Murphy’s Irish Stout
Likely the second most-famous stout in Ireland (after Guinness, of course), Murphy’s has been brewed in Cork (like Beamish) since the mid-1800s. Just like Beamish, Murphy’s is owned by Heineken and is definitely not a clone of Guinness. That’s because, it was created as an alternative stout to the mega-brand. It’s less heavy and, subtly, less bitter than its iconic rival, making it a perfect St. Patricks Day beer.
Ohara's Irish Stout
To say that Carlow, the brewer that makes O’hara’s, is a little new to Irish beer scene is an understatement. Their flagship brew, O’hara’s Irish Stout, has only been produced since the year everyone was bugging out about Y2K and The Sixth Sense was the highest-grossing film in America, 1999. In that short span of time, it’s received numerous accolades and awards. That’s because it’s a stout made the way stout drinkers expect a stout to taste (that’s a lot of stout in one sentence). It’s rich and malty with subtle bitterness, a hint of dark chocolate and a whole heap of coffee aroma and flavor.

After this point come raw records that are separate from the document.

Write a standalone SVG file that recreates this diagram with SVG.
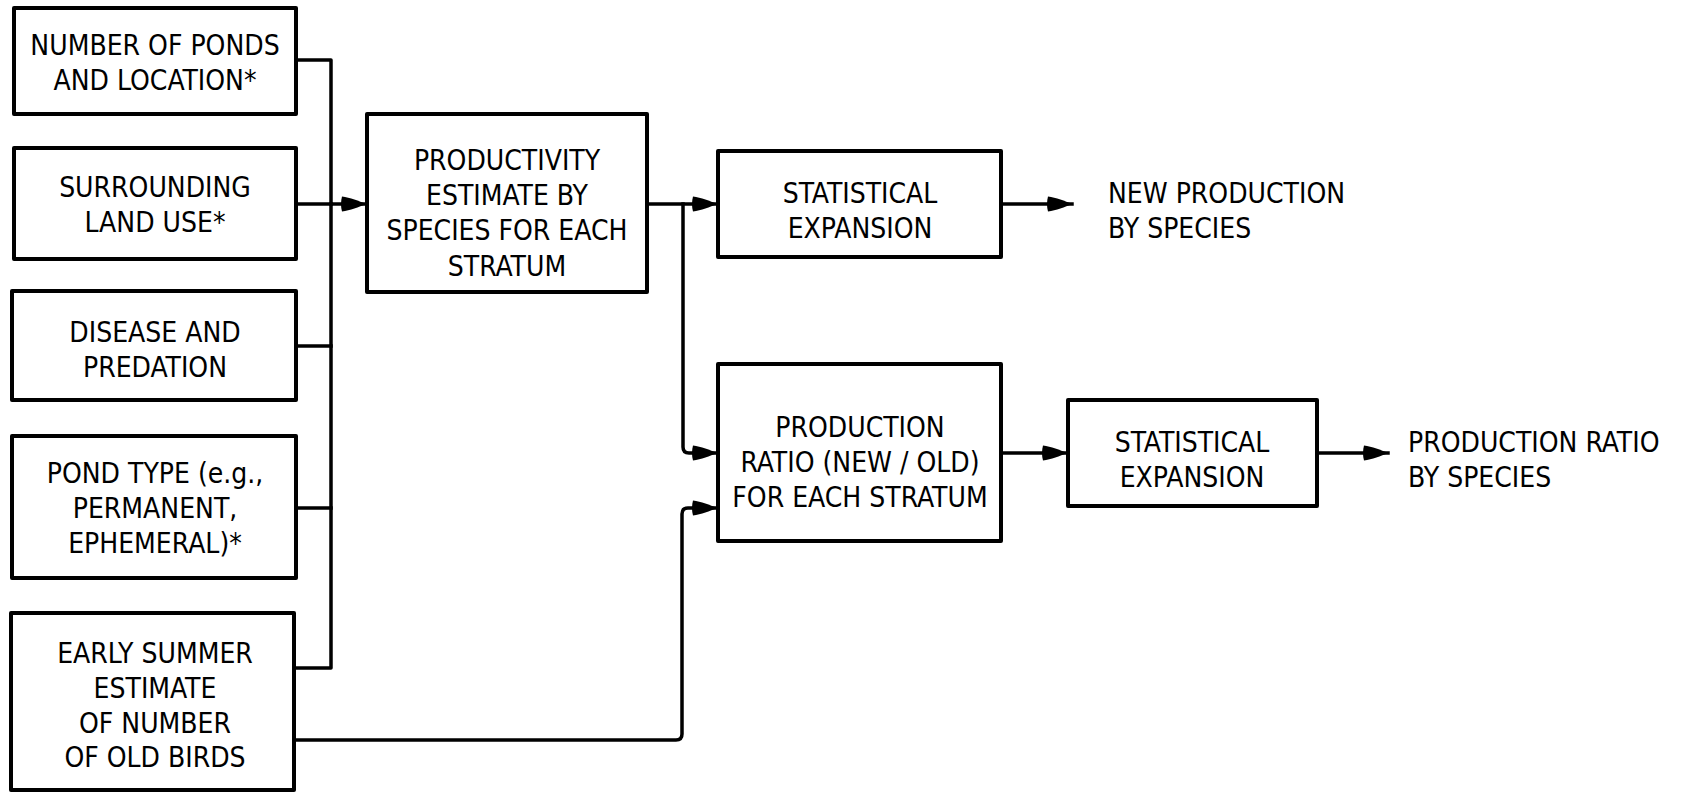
<svg xmlns="http://www.w3.org/2000/svg" width="1682" height="793" viewBox="0 0 1682 793">
  <style>
    .box { fill: #ffffff; stroke: #000000; stroke-width: 4; stroke-linejoin: round; }
    .lbl { font-family: "DejaVu Sans Condensed", "DejaVu Sans", "Liberation Sans", sans-serif; font-stretch: condensed; font-size: 28px; fill: #000000; }
    .c { text-anchor: middle; }
    .wire { fill: none; stroke: #000000; stroke-width: 3.5; stroke-linejoin: round; stroke-linecap: square; }
  </style>
  <defs>
    <!-- solid bullet-shaped arrowhead, tip at the line end -->
    <marker id="arrow" markerUnits="userSpaceOnUse" markerWidth="28" markerHeight="18" refX="26" refY="9" orient="auto">
      <path d="M2,1.5 C10,2.5 19,6 26,9 C19,12 10,15.5 2,16.5 Q0,9 2,1.5 Z" fill="#000000"/>
    </marker>
  </defs>
  <rect width="1682" height="793" fill="#ffffff"/>

  <!-- connectors -->
  <g id="connectors">
    <!-- input bus collecting the five factors -->
    <path class="wire" d="M296,60 H331 V668 H294"/>
    <path class="wire" d="M296,204 H331"/>
    <path class="wire" d="M296,346 H331"/>
    <path class="wire" d="M296,508 H331"/>
    <path class="wire" d="M331,204 H366" marker-end="url(#arrow)"/>
    <!-- productivity estimate fans out -->
    <path class="wire" d="M647,204 H717" marker-end="url(#arrow)"/>
    <path class="wire" d="M683,204 V447 Q683,453 689,453 H717" marker-end="url(#arrow)"/>
    <!-- old-bird estimate into the production ratio -->
    <path class="wire" d="M294,740 H676 Q682,740 682,734 V514 Q682,508 688,508 H717" marker-end="url(#arrow)"/>
    <!-- expansions and outputs -->
    <path class="wire" d="M1001,204 H1072" marker-end="url(#arrow)"/>
    <path class="wire" d="M1001,453 H1067" marker-end="url(#arrow)"/>
    <path class="wire" d="M1317,453 H1388" marker-end="url(#arrow)"/>
  </g>

  <g id="ponds">
    <rect class="box" x="14" y="8" width="282" height="106"/>
    <text class="lbl c" x="155" y="55">NUMBER OF PONDS</text>
    <text class="lbl c" x="155" y="90">AND LOCATION*</text>
  </g>
  <g id="landuse">
    <rect class="box" x="14" y="148" width="282" height="111"/>
    <text class="lbl c" x="155" y="197">SURROUNDING</text>
    <text class="lbl c" x="155" y="232">LAND USE*</text>
  </g>
  <g id="disease">
    <rect class="box" x="12" y="291" width="284" height="109"/>
    <text class="lbl c" x="155" y="342">DISEASE AND</text>
    <text class="lbl c" x="155" y="377">PREDATION</text>
  </g>
  <g id="pondtype">
    <rect class="box" x="12" y="436" width="284" height="142"/>
    <text class="lbl c" x="155" y="483">POND TYPE (e.g.,</text>
    <text class="lbl c" x="155" y="518">PERMANENT,</text>
    <text class="lbl c" x="155" y="553">EPHEMERAL)*</text>
  </g>
  <g id="oldbirds">
    <rect class="box" x="11" y="613" width="283" height="177"/>
    <text class="lbl c" x="155" y="663">EARLY SUMMER</text>
    <text class="lbl c" x="155" y="698">ESTIMATE</text>
    <text class="lbl c" x="155" y="733">OF NUMBER</text>
    <text class="lbl c" x="155" y="767">OF OLD BIRDS</text>
  </g>
  <g id="productivity">
    <rect class="box" x="367" y="114" width="280" height="178"/>
    <text class="lbl c" x="507" y="170">PRODUCTIVITY</text>
    <text class="lbl c" x="507" y="205">ESTIMATE BY</text>
    <text class="lbl c" x="507" y="240">SPECIES FOR EACH</text>
    <text class="lbl c" x="507" y="276">STRATUM</text>
  </g>
  <g id="expansion-new">
    <rect class="box" x="718" y="151" width="283" height="106"/>
    <text class="lbl c" x="860" y="203">STATISTICAL</text>
    <text class="lbl c" x="860" y="238">EXPANSION</text>
  </g>
  <g id="ratio">
    <rect class="box" x="718" y="364" width="283" height="177"/>
    <text class="lbl c" x="860" y="437">PRODUCTION</text>
    <text class="lbl c" x="860" y="472">RATIO (NEW / OLD)</text>
    <text class="lbl c" x="860" y="507">FOR EACH STRATUM</text>
  </g>
  <g id="expansion-ratio">
    <rect class="box" x="1068" y="400" width="249" height="106"/>
    <text class="lbl c" x="1192" y="452">STATISTICAL</text>
    <text class="lbl c" x="1192" y="487">EXPANSION</text>
  </g>
  <g id="out-new">
    <text class="lbl" x="1108" y="203">NEW PRODUCTION</text>
    <text class="lbl" x="1108" y="238">BY SPECIES</text>
  </g>
  <g id="out-ratio">
    <text class="lbl" x="1408" y="452">PRODUCTION RATIO</text>
    <text class="lbl" x="1408" y="487">BY SPECIES</text>
  </g>
</svg>
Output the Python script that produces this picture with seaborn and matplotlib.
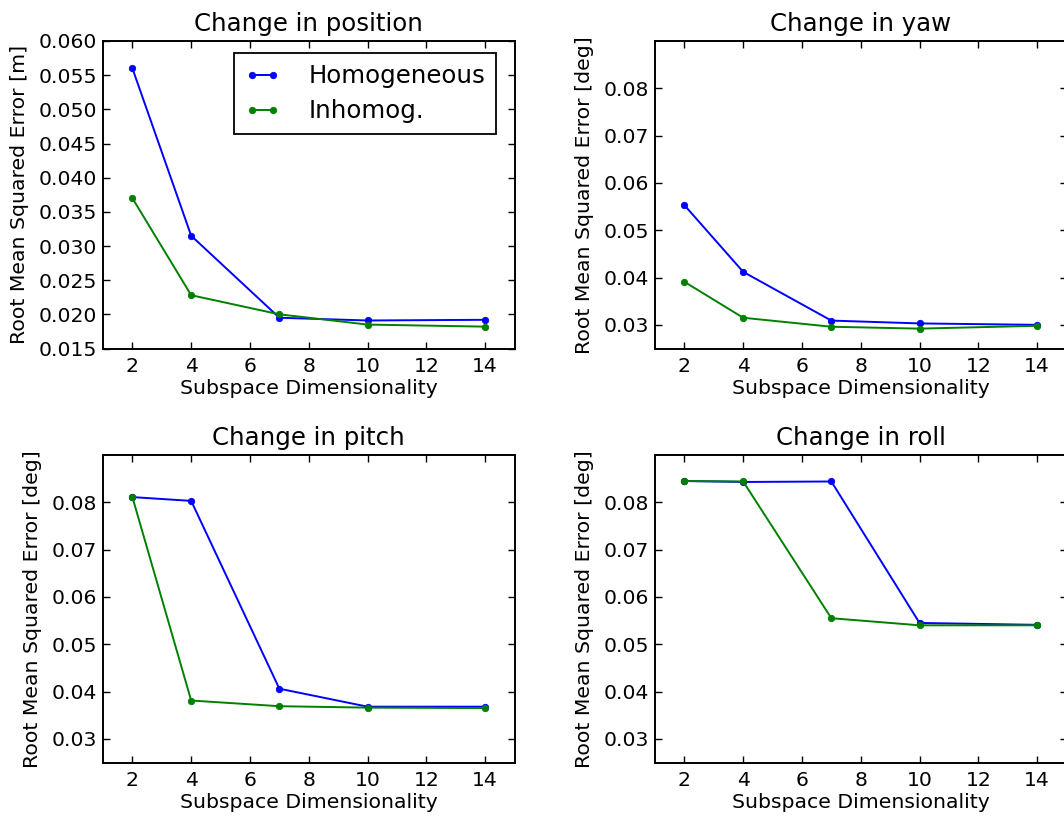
import matplotlib
matplotlib.use("Agg")
import matplotlib.pyplot as plt
import seaborn as sns
import pandas as pd
from matplotlib.ticker import FormatStrFormatter

# ---- data ----
dims = [2, 4, 7, 10, 14]
series_names = ["Homogeneous", "Inhomog."]

pos_homog = [0.0560, 0.0315, 0.0195, 0.0191, 0.0192]
pos_inhom = [0.0370, 0.0228, 0.0200, 0.0185, 0.0182]

yaw_homog = [0.0553, 0.0412, 0.0309, 0.0303, 0.0300]
yaw_inhom = [0.0391, 0.0315, 0.0296, 0.0292, 0.0298]

pitch_homog = [0.0811, 0.0803, 0.0406, 0.0368, 0.0368]
pitch_inhom = [0.0811, 0.0381, 0.0369, 0.0366, 0.0365]

roll_homog = [0.0845, 0.0843, 0.0844, 0.0545, 0.0541]
roll_inhom = [0.0845, 0.0844, 0.0555, 0.0540, 0.0540]

titles = ["Change in position", "Change in yaw", "Change in pitch", "Change in roll"]
ylabels = ["Root Mean Squared Error [m]", "Root Mean Squared Error [deg]",
           "Root Mean Squared Error [deg]", "Root Mean Squared Error [deg]"]
xlabel = "Subspace Dimensionality"
xticks = [2, 4, 6, 8, 10, 12, 14]
pos_yticks = [0.015, 0.020, 0.025, 0.030, 0.035, 0.040, 0.045, 0.050, 0.055, 0.060]
ang_yticks = [0.03, 0.04, 0.05, 0.06, 0.07, 0.08]

panels = [
    (pos_homog, pos_inhom),
    (yaw_homog, yaw_inhom),
    (pitch_homog, pitch_inhom),
    (roll_homog, roll_inhom),
]

# ---- style ----
sns.set_style("ticks")
plt.rcParams.update({
    "font.family": ["DejaVu Sans"],
    "font.size": 14.7,
    "xtick.direction": "in",
    "ytick.direction": "in",
    "xtick.top": True,
    "ytick.right": True,
    "xtick.major.size": 5,
    "ytick.major.size": 5,
    "xtick.major.width": 1.0,
    "ytick.major.width": 1.0,
    "xtick.color": "black",
    "ytick.color": "black",
    "xtick.labelsize": 14.7,
    "ytick.labelsize": 14.7,
    "axes.labelsize": 14.7,
    "axes.titlesize": 17.6,
    "axes.edgecolor": "black",
    "axes.linewidth": 1.4,
    "axes.labelcolor": "black",
    "text.color": "black",
    "axes.grid": False,
})

W, H = 1064, 819
fig = plt.figure(figsize=(W / 100, H / 100), dpi=100)

ax_w, ax_h = 411.5, 307.5
lefts = [103, 655]
tops = [41, 455]
positions = [(lefts[0], tops[0]), (lefts[1], tops[0]), (lefts[0], tops[1]), (lefts[1], tops[1])]

colors = {"Homogeneous": "#0000ff", "Inhomog.": "#008000"}

for i, ((homog, inhom), (lx, ty)) in enumerate(zip(panels, positions)):
    ax = fig.add_axes([lx / W, (H - ty - ax_h) / H, ax_w / W, ax_h / H])
    df = pd.DataFrame({
        "dim": dims * 2,
        "rmse": list(homog) + list(inhom),
        "method": [series_names[0]] * len(dims) + [series_names[1]] * len(dims),
    })
    sns.lineplot(data=df, x="dim", y="rmse", hue="method", palette=colors,
                 hue_order=series_names, marker="o", markersize=4.6,
                 markeredgewidth=0.6, linewidth=1.4, estimator=None,
                 ax=ax, legend=False)
    for ln, nm in zip(ax.lines, series_names):
        ln.set_markeredgecolor(colors[nm])
    ax.set_xlim(1, 15)
    ax.set_xticks(xticks)
    if i == 0:
        ax.set_ylim(0.015, 0.060)
        ax.set_yticks(pos_yticks)
        ax.yaxis.set_major_formatter(FormatStrFormatter("%.3f"))
    else:
        ax.set_ylim(0.025, 0.09)
        ax.set_yticks(ang_yticks)
        ax.yaxis.set_major_formatter(FormatStrFormatter("%.2f"))
    ax.set_title(titles[i], pad=7)
    ax.set_xlabel(xlabel, labelpad=2)
    ax.set_ylabel(ylabels[i], labelpad=7)
    ax.tick_params(axis="y", which="major", pad=4)
    ax.tick_params(axis="x", which="major", pad=6)
    for s in ax.spines.values():
        s.set_visible(True)
    if i == 0:
        leg = ax.legend(handles=ax.lines[:2], labels=series_names,
                        loc="upper right", bbox_to_anchor=(0.956, 0.96),
                        fontsize=17.6, frameon=True, fancybox=False,
                        edgecolor="black", framealpha=1, borderpad=0.45,
                        handlelength=1.45, handletextpad=1.15, labelspacing=0.45,
                        borderaxespad=0.0, numpoints=2)
        leg.get_frame().set_linewidth(1.3)

fig.savefig("out.png", dpi=100)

If, for some reason, you grow tired of tipping back pints of stout on St. Patrick’s Day, grab a Harp. This pale lager was created in 1960 by the Guinness Company (now Diageo), to give drinkers a light lager to drink instead of the heavier stouts of the time. The name and logo are derived from the famous Brian Boru harp located at Trinity College in Dublin. And, today, it’s still the perfect Irish beer to cleanse the palate from heavy St. Patrick's Day beer we all normally drink. It always pairs really well with corned beef and cabbage, too!
O’Hara’s Irish Red
If you'r avoiding a stout this St. Patrick’s Day, you better imbibe an Irish red. We don’t know if the Irish red style has anything to do with the frequent hue of Irish people’s hair, but it doesn’t really matter, because they taste incredible. O’hara’s version of this iconic style is very smooth, malty and has a subtle hint of toffee and caramel to smooth away the bitterness. Another hit from Carlow.
Smithwick’s Irish Ale
Like Harp, Smithwick’s is available in pretty much every Irish pub in the U.S. Founded in 1710 in Kilkenny, this Irish red ale touts itself as the oldest beer produced on the Emerald Isle. Made with hops and roasted barley, Smithwick’s is definitely a lighter and sweeter alternative to the usual Guinness. At the very least, enjoying a Smithwick’s is a nice change of pace before returning to your stouts and Irish whiskey on St. Patrick's Day. Wash down your bangers and mash with a tall pint of this Irish classic — just remember to pronounce it correctly while ordering; it's "Smit-ticks."
Kilkenny Irish Cream Ale
For a true change of pace from your typical Irish Car Bombs and pints of the black stuff, grab a bottle or two of Kilkenny Irish Cream Ale. At first sip, it’s very similar to Smithwick’s (it’s made at the same facility), but, once you drink a little more, you’ll realize that this beer is much creamier and a little more bitter than it’s counterpart. This beer originally used the Smithwick’s name and was advertised as a stronger version of the beer. But, a few years ago, they decided to give it its own name, separating it from Smithwick’s, but still making it an ideal St. Patrick's Day beer option.